During the broadcast, they counted down the 10 best Clash of the Champions matches:
- 10 - Steve Austin (c) vs. Ricky Steamboat for the WCW United States Heavyweight Championship from Clash of the Champions XXVIII
- 9 - Big Van Vader (c) vs. Davey Boy Smith for the WCW World Heavyweight Championship from Clash of the Champions XXIV
- 8 - Big Van Vader vs. Dustin Rhodes from Clash of the Champions XXIX
- 7 - Hulk Hogan (c) vs. Ric Flair for the WCW World Heavyweight Championship from Clash of the Champions XXVIII
- 6 - Steve Austin vs. Brian Pillman from Clash of the Champions XXV
- 5 - Enforcers (Arn Anderson and Larry Zbyszko) (c) vs. Dustin Rhodes and Ricky Steamboat for the WCW World Tag Team Championship from Clash of the Champions XVII
- 4 - Ricky Steamboat (c) vs. Ric Flair in a Two-out-of-three falls match for the NWA World Heavyweight Championship from Clash of the Champions VI
- 3 - Arn Anderson and Tully Blanchard (c) vs. Sting and Dusty Rhodes for the NWA World Tag Team Championship from Clash of the Champions II
- 2 - Ric Flair vs. Terry Funk in an "I Quit" match from Clash of the Champions IX
- 1 - Ric Flair (c) vs. Sting for the NWA World Heavyweight Championship from Clash of the Champions I

In between matches 9 and 8, a match between The Gladiators vs. The Mulkeys was shown from World Championship Wrestling, March 30, 1987. They then showed Hulk Hogan (c) vs. Ric Flair for the WCW World Heavyweight Championship in a steel cage match from Halloween Havoc (1994).

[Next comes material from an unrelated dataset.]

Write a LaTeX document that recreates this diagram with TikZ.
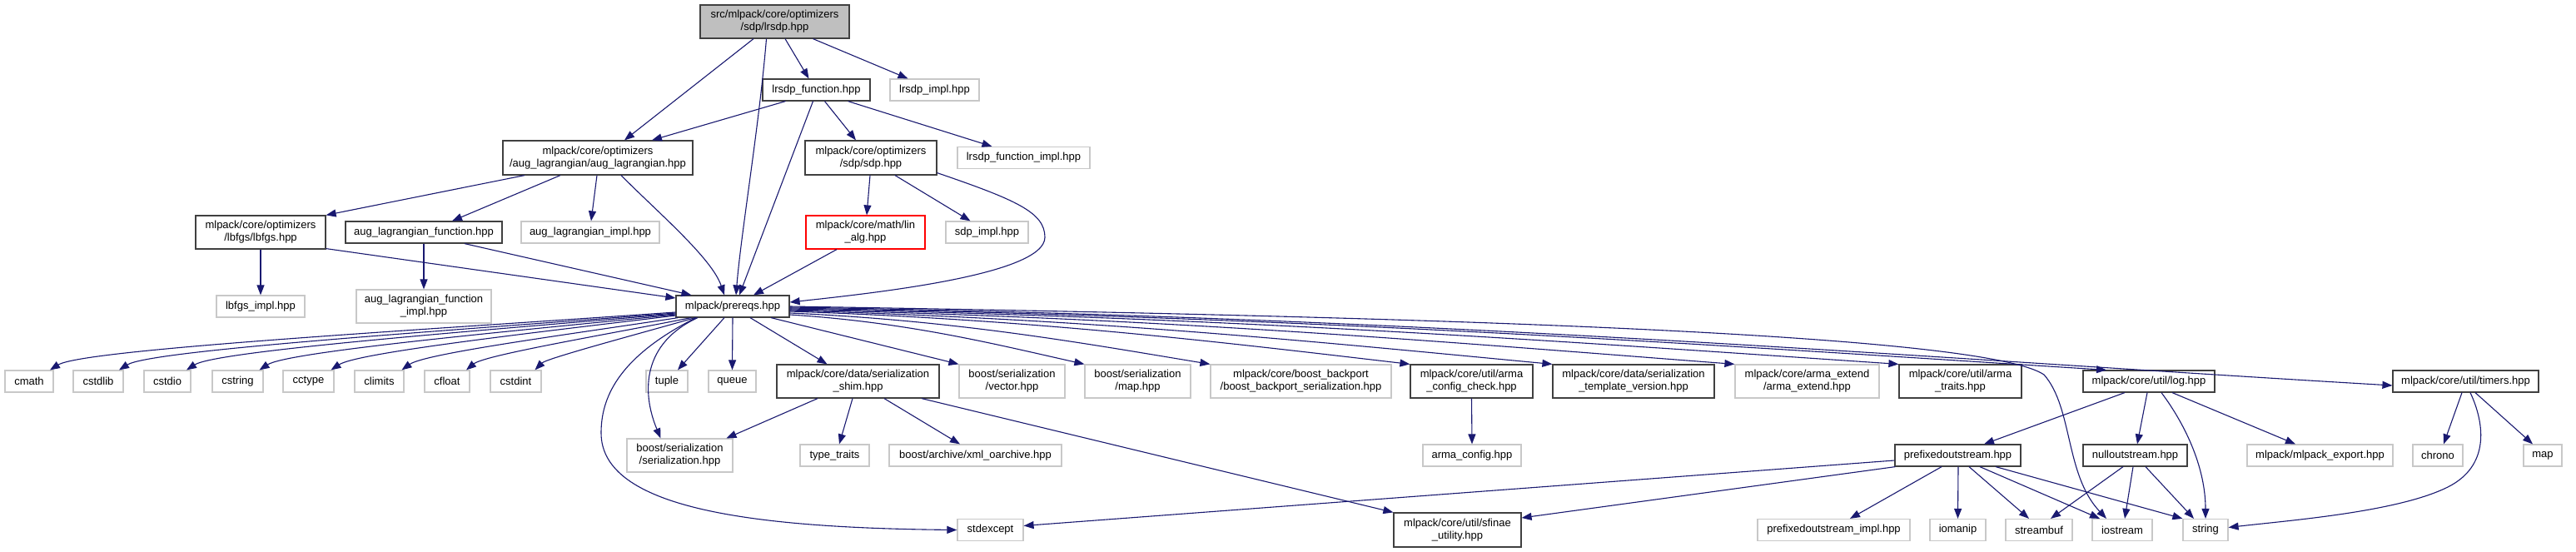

In between matches 5 and 4, Ric Flair & Barry Windham vs. Eddie Gilbert & Ricky Steamboat was shown from World Championship Wrestling January 21, 1989. This was followed by Ric Flair vs. Ricky Steamboat from WCW Main Event July 24, 1994.

In between matches 3 and 2, The Road Warriors (Animal and Hawk) vs. The Steiner Brothers (Rick Steiner and Scott Steiner) from Starrcade 1989 was shown.

In between matches 2 and 1, Sting vs. Lex Luger for the WCW World Heavyweight Championship from SuperBrawl II was shown.